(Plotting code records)
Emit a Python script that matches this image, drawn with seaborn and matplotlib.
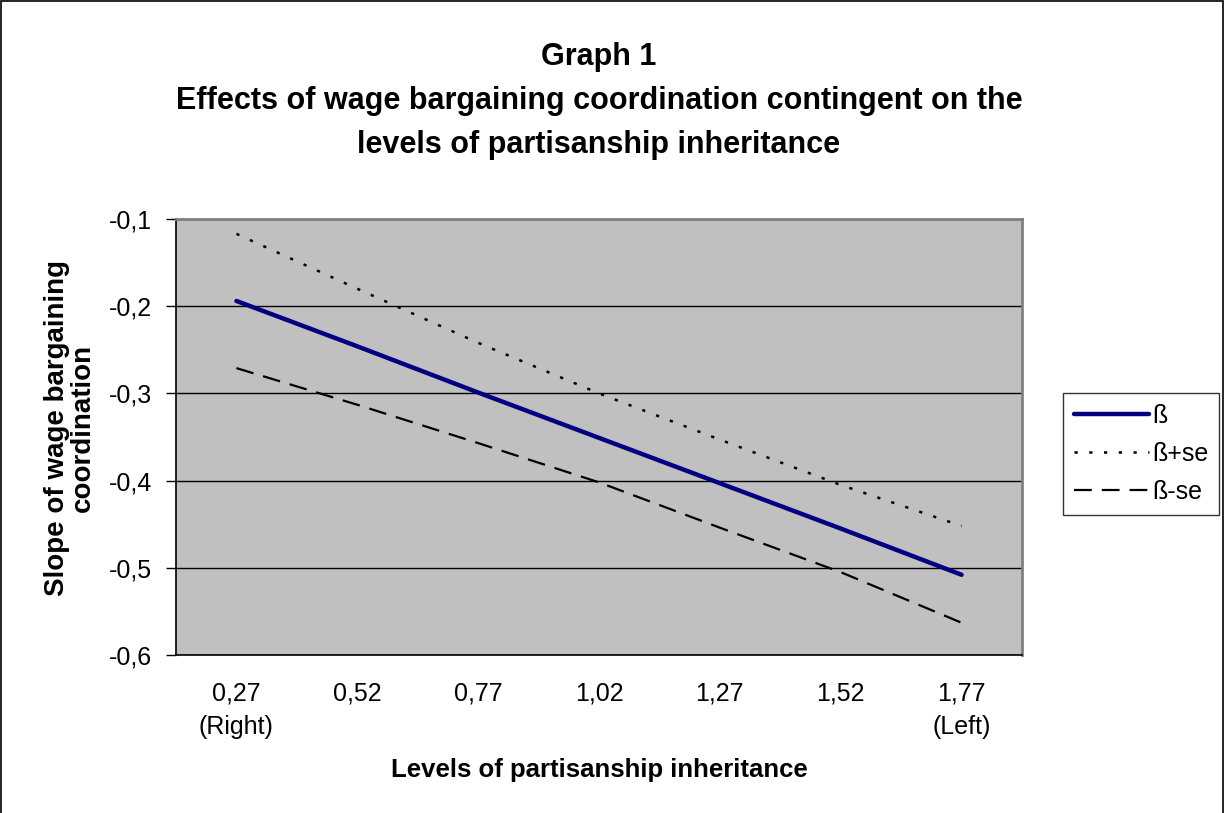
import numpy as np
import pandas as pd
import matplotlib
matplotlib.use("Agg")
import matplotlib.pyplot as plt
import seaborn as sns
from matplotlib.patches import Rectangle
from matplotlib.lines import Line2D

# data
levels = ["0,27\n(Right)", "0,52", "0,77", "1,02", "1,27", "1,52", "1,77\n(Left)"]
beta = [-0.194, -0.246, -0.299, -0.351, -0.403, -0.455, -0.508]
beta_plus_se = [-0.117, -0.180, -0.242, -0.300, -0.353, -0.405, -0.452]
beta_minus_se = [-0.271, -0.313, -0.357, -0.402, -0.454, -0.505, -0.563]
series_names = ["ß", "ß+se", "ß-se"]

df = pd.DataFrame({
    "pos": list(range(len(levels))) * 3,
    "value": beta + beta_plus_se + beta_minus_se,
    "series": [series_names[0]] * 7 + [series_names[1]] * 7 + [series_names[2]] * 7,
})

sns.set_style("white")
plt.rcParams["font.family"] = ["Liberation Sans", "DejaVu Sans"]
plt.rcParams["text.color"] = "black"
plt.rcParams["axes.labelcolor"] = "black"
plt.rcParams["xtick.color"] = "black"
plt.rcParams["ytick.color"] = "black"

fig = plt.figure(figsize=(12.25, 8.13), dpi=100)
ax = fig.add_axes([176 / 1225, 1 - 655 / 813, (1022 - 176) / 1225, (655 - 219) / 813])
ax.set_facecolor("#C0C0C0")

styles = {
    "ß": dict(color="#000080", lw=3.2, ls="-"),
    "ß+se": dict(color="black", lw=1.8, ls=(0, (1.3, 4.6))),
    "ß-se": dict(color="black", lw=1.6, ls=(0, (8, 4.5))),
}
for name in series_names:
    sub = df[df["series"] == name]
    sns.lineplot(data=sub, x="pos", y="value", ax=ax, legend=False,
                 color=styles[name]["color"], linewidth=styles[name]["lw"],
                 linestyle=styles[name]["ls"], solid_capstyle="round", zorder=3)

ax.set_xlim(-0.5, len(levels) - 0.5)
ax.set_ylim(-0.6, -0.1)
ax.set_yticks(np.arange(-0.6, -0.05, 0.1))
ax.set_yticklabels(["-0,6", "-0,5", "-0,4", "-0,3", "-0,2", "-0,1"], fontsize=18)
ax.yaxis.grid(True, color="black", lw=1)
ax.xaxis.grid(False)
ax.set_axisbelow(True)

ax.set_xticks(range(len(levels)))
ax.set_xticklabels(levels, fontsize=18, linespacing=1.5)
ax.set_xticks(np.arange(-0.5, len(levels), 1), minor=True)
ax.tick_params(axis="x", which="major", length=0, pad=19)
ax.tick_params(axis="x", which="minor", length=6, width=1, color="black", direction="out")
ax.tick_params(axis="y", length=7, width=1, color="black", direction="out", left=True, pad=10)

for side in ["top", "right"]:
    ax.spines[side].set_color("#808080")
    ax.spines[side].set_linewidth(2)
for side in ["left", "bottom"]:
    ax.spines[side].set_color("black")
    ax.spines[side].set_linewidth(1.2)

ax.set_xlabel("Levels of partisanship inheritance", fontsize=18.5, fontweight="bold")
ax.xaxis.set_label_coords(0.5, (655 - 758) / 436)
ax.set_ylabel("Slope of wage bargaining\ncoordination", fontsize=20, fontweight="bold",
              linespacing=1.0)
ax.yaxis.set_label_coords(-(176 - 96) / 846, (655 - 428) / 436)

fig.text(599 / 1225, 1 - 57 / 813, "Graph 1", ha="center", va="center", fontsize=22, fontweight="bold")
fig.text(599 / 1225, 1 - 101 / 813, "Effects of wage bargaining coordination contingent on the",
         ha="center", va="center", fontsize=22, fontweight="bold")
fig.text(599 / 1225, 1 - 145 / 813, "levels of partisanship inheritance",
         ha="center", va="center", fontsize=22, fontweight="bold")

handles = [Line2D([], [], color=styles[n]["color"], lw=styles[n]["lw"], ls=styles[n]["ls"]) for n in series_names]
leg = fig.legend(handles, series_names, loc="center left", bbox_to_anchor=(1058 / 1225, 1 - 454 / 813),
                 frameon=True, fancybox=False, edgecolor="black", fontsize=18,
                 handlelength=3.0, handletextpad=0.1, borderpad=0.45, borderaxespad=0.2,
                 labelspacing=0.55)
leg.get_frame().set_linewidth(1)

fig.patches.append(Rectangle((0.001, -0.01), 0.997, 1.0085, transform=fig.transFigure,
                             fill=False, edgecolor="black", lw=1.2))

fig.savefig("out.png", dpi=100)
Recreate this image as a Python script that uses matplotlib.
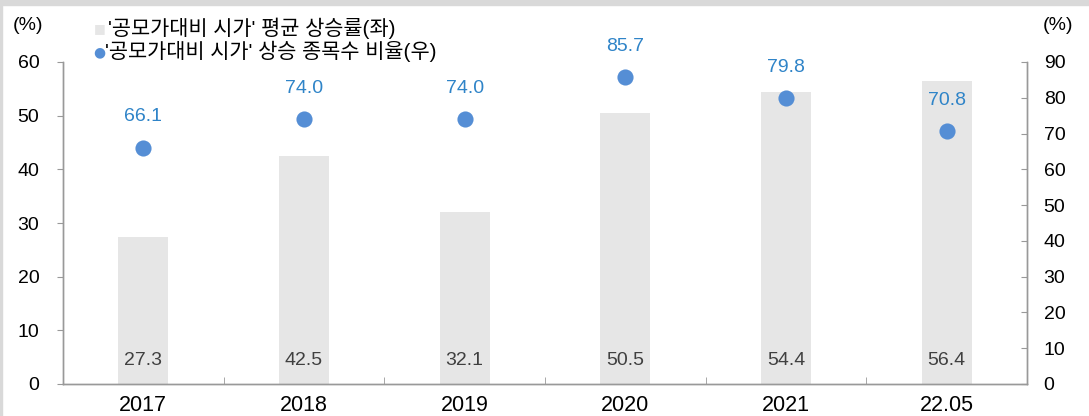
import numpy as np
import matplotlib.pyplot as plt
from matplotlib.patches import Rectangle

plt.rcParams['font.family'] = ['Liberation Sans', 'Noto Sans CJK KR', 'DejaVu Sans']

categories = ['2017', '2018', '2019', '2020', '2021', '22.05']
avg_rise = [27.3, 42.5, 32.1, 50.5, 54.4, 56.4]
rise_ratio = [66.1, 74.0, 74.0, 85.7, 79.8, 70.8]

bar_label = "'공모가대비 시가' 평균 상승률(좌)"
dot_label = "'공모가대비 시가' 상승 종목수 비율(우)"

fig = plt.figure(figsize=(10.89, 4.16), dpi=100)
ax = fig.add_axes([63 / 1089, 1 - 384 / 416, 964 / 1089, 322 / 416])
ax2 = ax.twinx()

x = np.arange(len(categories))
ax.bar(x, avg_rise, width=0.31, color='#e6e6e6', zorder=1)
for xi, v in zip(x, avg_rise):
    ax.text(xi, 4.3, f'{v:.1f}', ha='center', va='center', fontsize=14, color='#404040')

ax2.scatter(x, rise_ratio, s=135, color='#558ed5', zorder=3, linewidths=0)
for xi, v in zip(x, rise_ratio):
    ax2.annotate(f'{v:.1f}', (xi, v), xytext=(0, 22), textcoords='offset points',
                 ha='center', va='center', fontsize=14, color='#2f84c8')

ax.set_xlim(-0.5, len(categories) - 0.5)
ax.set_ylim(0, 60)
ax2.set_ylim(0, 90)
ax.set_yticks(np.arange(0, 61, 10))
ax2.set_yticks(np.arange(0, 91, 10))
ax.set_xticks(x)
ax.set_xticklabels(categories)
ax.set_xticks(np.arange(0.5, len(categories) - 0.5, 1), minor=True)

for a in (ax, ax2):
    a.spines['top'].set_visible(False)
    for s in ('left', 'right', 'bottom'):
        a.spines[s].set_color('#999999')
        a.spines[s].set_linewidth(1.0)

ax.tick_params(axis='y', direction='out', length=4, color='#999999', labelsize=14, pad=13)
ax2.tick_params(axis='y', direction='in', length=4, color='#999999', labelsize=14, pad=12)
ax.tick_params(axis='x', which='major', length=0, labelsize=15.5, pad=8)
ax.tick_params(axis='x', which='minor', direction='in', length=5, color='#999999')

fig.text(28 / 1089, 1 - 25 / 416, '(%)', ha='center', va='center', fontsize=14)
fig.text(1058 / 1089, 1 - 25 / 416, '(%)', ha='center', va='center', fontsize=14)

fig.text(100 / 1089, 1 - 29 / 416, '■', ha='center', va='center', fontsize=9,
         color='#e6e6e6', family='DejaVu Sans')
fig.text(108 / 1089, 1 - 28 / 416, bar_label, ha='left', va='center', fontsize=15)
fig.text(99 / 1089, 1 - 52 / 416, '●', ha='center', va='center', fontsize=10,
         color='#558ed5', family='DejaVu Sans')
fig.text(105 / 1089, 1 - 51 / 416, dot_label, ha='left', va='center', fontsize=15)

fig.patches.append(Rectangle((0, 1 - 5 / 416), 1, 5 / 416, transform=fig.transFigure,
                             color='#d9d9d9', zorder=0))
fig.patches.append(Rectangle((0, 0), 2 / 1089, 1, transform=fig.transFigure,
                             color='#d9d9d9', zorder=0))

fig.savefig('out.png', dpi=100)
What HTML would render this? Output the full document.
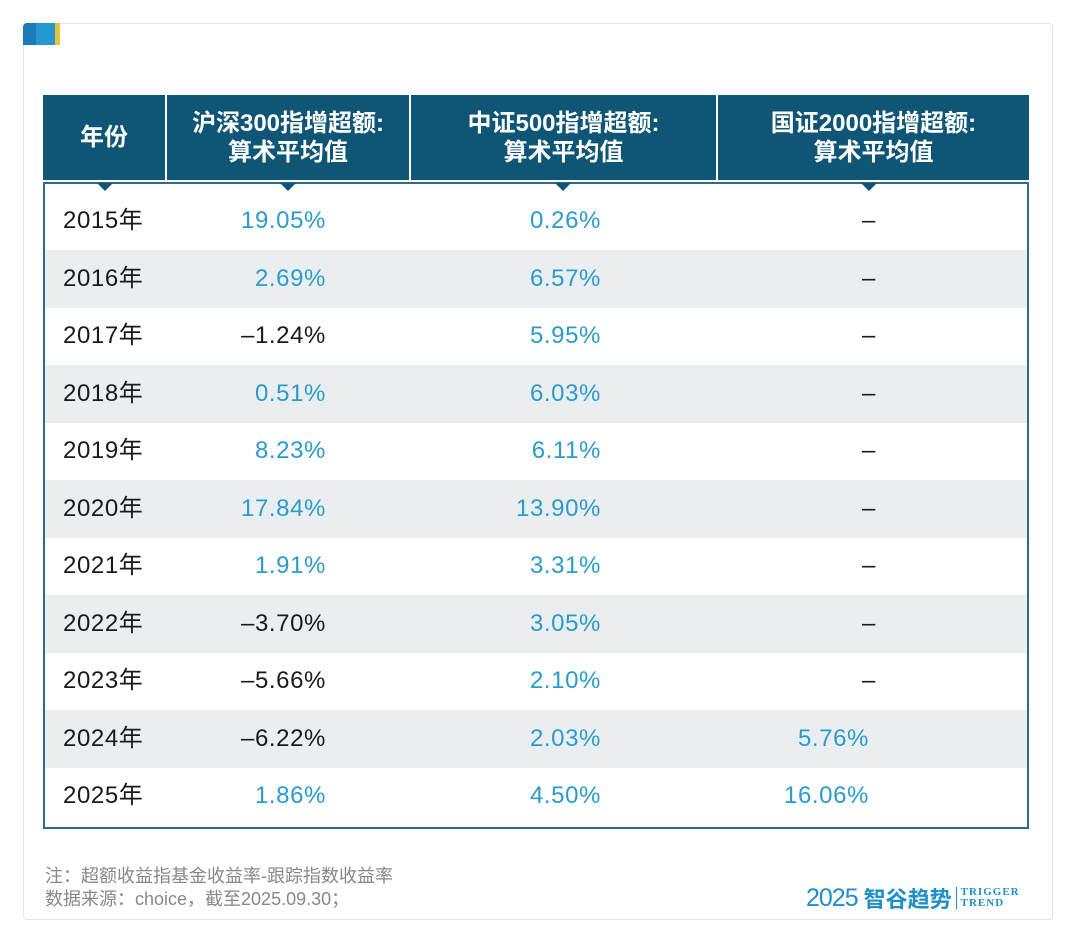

● To do
Output word for word the lines running from the one containing "Recreate this image" to the one containing "va='center', fontsize=14, color='#404040')", both included, leaving out the pictures.

● Written solution
Recreate this image as a Python script that uses matplotlib.
import numpy as np
import matplotlib.pyplot as plt
from matplotlib.patches import Rectangle

plt.rcParams['font.family'] = ['Liberation Sans', 'Noto Sans CJK KR', 'DejaVu Sans']

categories = ['2017', '2018', '2019', '2020', '2021', '22.05']
avg_rise = [27.3, 42.5, 32.1, 50.5, 54.4, 56.4]
rise_ratio = [66.1, 74.0, 74.0, 85.7, 79.8, 70.8]

bar_label = "'공모가대비 시가' 평균 상승률(좌)"
dot_label = "'공모가대비 시가' 상승 종목수 비율(우)"

fig = plt.figure(figsize=(10.89, 4.16), dpi=100)
ax = fig.add_axes([63 / 1089, 1 - 384 / 416, 964 / 1089, 322 / 416])
ax2 = ax.twinx()

x = np.arange(len(categories))
ax.bar(x, avg_rise, width=0.31, color='#e6e6e6', zorder=1)
for xi, v in zip(x, avg_rise):
    ax.text(xi, 4.3, f'{v:.1f}', ha='center', va='center', fontsize=14, color='#404040')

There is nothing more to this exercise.